Asielaanvraag vanuit vreemdelingenbewaring

Als de vreemdeling in een detentiecentrum een aanvraag (regulier/asiel) doet, overlegt de Uitvoerend Ambtenaar (UA) telefonisch met de bewaringscoördinator van de IND op AC Schiphol.

In de meeste gevallen wordt beslist dat betrokkene op een andere grond in vreemdelingenbewaring wordt gesteld (artikel 59 lid 1 onder b of 59b Vreemdelingenwet). De aanvraag wordt in zo’n geval binnen de vreemdelingendetentie afgehandeld.

De IND op Schiphol behandelt een asielaanvraag in maximaal zes weken. De vreemdeling wordt hiervoor overgeplaatst naar het Aanmeldcentrum Schiphol.

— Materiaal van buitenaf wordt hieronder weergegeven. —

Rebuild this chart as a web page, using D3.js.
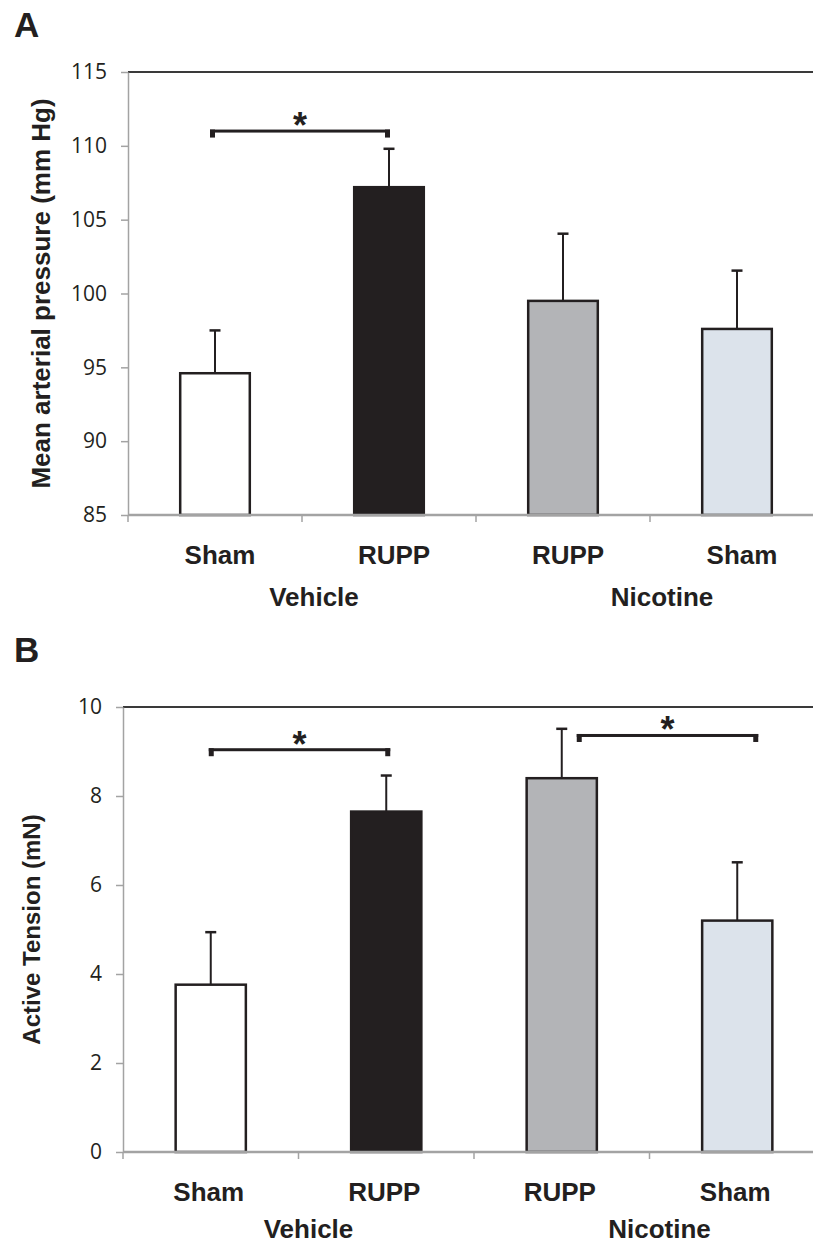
<!DOCTYPE html>
<html>
<head>
<meta charset="utf-8">
<script src="https://cdn.jsdelivr.net/npm/d3@7"></script>
<style>
  body { margin: 0; background: #fff; }
  svg { display: block; }
</style>
</head>
<body>
<script>
// categories along the x axis, in drawing order
const categories = ['Sham', 'RUPP', 'RUPP', 'Sham'];
const groups = ['Vehicle', 'Nicotine'];
const barFills = ['#ffffff', '#231f20', '#b3b4b7', '#dce3eb'];

// panel A: mean arterial pressure (mm Hg), mean and upper SEM
const mapMean = [94.6, 107.2, 99.5, 97.6];
const mapErr = [2.9, 2.6, 4.55, 3.95];
const mapTicks = [85, 90, 95, 100, 105, 110, 115];
const mapSig = [{from: 0, to: 1, at: 111}];

// panel B: active tension (mN)
const tensionMean = [3.76, 7.65, 8.4, 5.2];
const tensionErr = [1.18, 0.81, 1.11, 1.31];
const tensionTicks = [0, 2, 4, 6, 8, 10];
const tensionSig = [{from: 0, to: 1, at: 9.04}, {from: 2, to: 3, at: 9.36}];

const W = 813, H = 1247;
const ink = '#231f20';
const axisGray = '#a3a3a3';
const boldFont = '"Liberation Sans", Arial, sans-serif';

const svg = d3.select('body')
              .append('svg')
              .attr('width', W)
              .attr('height', H)

function drawPanel(cfg) {
  const g = svg.append('g');

  const x = d3.scaleBand()
              .domain(d3.range(categories.length))
              .range([cfg.left, cfg.right])
              .paddingInner(0.6)
              .paddingOuter(0.3)
  const y = d3.scaleLinear()
              .domain([cfg.ticks[0], cfg.ticks[cfg.ticks.length - 1]])
              .range([cfg.bottom, cfg.top])
  const cx = i => x(i) + x.bandwidth() / 2;

  // panel letter
  g.append('text')
   .attr('x', 14)
   .attr('y', cfg.letterY)
   .style('font', `bold 35px ${boldFont}`)
   .style('fill', ink)
   .text(cfg.letter)

  // frame line across the top
  g.append('line')
   .attr('x1', cfg.left).attr('x2', W)
   .attr('y1', y(cfg.ticks[cfg.ticks.length - 1])).attr('y2', y(cfg.ticks[cfg.ticks.length - 1]))
   .style('stroke', '#3a3a3a')
   .style('stroke-width', 2)

  // y axis
  const yAxis = d3.axisLeft(y)
                  .tickValues(cfg.ticks)
                  .tickSize(7)
                  .tickSizeOuter(0)
                  .tickPadding(14)
  const ya = g.append('g')
              .attr('transform', `translate(${cfg.left},0)`)
              .call(yAxis)
  ya.select('.domain').style('stroke', axisGray).style('stroke-width', 1.5)
  ya.selectAll('.tick line').style('stroke', axisGray).style('stroke-width', 1.5)
  ya.selectAll('.tick text')
    .style('font', '21px "Open Sans", sans-serif')
    .style('fill', ink)

  // y title
  g.append('text')
   .attr('transform', `translate(${cfg.titleX},${(cfg.top + cfg.bottom) / 2}) rotate(-90)`)
   .attr('text-anchor', 'middle')
   .style('font', `bold ${cfg.titleSize}px ${boldFont}`)
   .style('fill', ink)
   .text(cfg.title)

  // bars
  g.append('g')
   .selectAll('rect')
   .data(cfg.mean)
   .enter()
   .append('rect')
   .attr('x', (d, i) => x(i))
   .attr('y', d => y(d))
   .attr('width', x.bandwidth())
   .attr('height', d => y(cfg.ticks[0]) - y(d))
   .style('fill', (d, i) => barFills[i])
   .style('stroke', ink)
   .style('stroke-width', 2.5)

  // upper error bars
  const err = g.append('g')
               .selectAll('g')
               .data(cfg.mean.map((m, i) => ({m: m, e: cfg.err[i], i: i})))
               .enter()
               .append('g')
               .style('stroke', ink)
  err.append('line')
     .attr('x1', d => cx(d.i)).attr('x2', d => cx(d.i))
     .attr('y1', d => y(d.m)).attr('y2', d => y(d.m + d.e))
     .style('stroke-width', 2)
  err.append('line')
     .attr('x1', d => cx(d.i) - 5.5).attr('x2', d => cx(d.i) + 5.5)
     .attr('y1', d => y(d.m + d.e)).attr('y2', d => y(d.m + d.e))
     .style('stroke-width', 2.5)

  // x axis line and category boundary ticks
  g.append('line')
   .attr('x1', cfg.left).attr('x2', W)
   .attr('y1', cfg.bottom).attr('y2', cfg.bottom)
   .style('stroke', axisGray)
   .style('stroke-width', 2.5)
  g.append('g')
   .selectAll('line')
   .data(d3.range(categories.length + 1))
   .enter()
   .append('line')
   .attr('x1', i => cfg.left + i * x.step()).attr('x2', i => cfg.left + i * x.step())
   .attr('y1', cfg.bottom).attr('y2', cfg.bottom + 7)
   .style('stroke', axisGray)
   .style('stroke-width', 1.5)

  // category labels
  g.append('g')
   .selectAll('text')
   .data(categories)
   .enter()
   .append('text')
   .attr('x', (d, i) => cx(i) + cfg.labelShift)
   .attr('y', cfg.bottom + 49)
   .attr('text-anchor', 'middle')
   .style('font', `bold 26px ${boldFont}`)
   .style('fill', ink)
   .text(d => d)

  // group labels under each pair
  g.append('g')
   .selectAll('text')
   .data(groups)
   .enter()
   .append('text')
   .attr('x', (d, k) => (cx(2 * k) + cx(2 * k + 1)) / 2 + cfg.groupShift)
   .attr('y', cfg.bottom + cfg.groupDy)
   .attr('text-anchor', 'middle')
   .style('font', `bold 26px ${boldFont}`)
   .style('fill', ink)
   .text(d => d)

  // significance brackets
  cfg.sig.forEach((s, k) => {
    const x1 = cx(s.from) - 5 + cfg.bracketShift[k];
    const x2 = cx(s.to) + 1 + cfg.bracketShift[k];
    const yy = y(s.at);
    const b = g.append('g').style('fill', ink);
    b.append('rect').attr('x', x1).attr('y', yy - 1.5).attr('width', x2 - x1).attr('height', 3)
    b.append('rect').attr('x', x1).attr('y', yy - 1.5).attr('width', 5).attr('height', 8)
    b.append('rect').attr('x', x2 - 5).attr('y', yy - 1.5).attr('width', 5).attr('height', 8)
    b.append('text')
     .attr('x', (x1 + x2) / 2)
     .attr('y', yy + 7)
     .attr('text-anchor', 'middle')
     .style('font', `bold 36px ${boldFont}`)
     .text('*')
  })
}

drawPanel({
  letter: 'A', letterY: 37,
  title: 'Mean arterial pressure (mm Hg)', titleX: 50, titleSize: 26,
  mean: mapMean, err: mapErr, ticks: mapTicks, sig: mapSig,
  left: 128, right: 824, top: 72, bottom: 515,
  labelShift: 5, groupShift: 12, groupDy: 91, bracketShift: [0]
})

drawPanel({
  letter: 'B', letterY: 662,
  title: 'Active Tension (mN)', titleX: 40, titleSize: 24,
  mean: tensionMean, err: tensionErr, ticks: tensionTicks, sig: tensionSig,
  left: 123, right: 825, top: 707, bottom: 1152,
  labelShift: -2, groupShift: 10, groupDy: 86, bracketShift: [3, 20]
})
</script>
</body>
</html>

Als de aanvraag wordt afgewezen, kan de bewaring tijdens de beroepsfase worden voortgezet, afhankelijk van de individuele omstandigheden. 

Na afwijzing van de aanvraag kan de Uitvoerend Ambtenaar of de KMar een nieuwe maatregel opleggen om weer aan de terugkeer te werken.

Mocht de IND besluiten dat de asielaanvraag niet binnen de gestelde termijn van zes weken kan worden afgehandeld, dan wordt de vreemdelingenbewaring in overleg met de bewaringscoördinator van de IND opgeheven en wordt de vreemdeling uitgeplaatst naar een COA-locatie. De asielaanvraag wordt dan verder in de verlengde asielprocedure afgehandeld.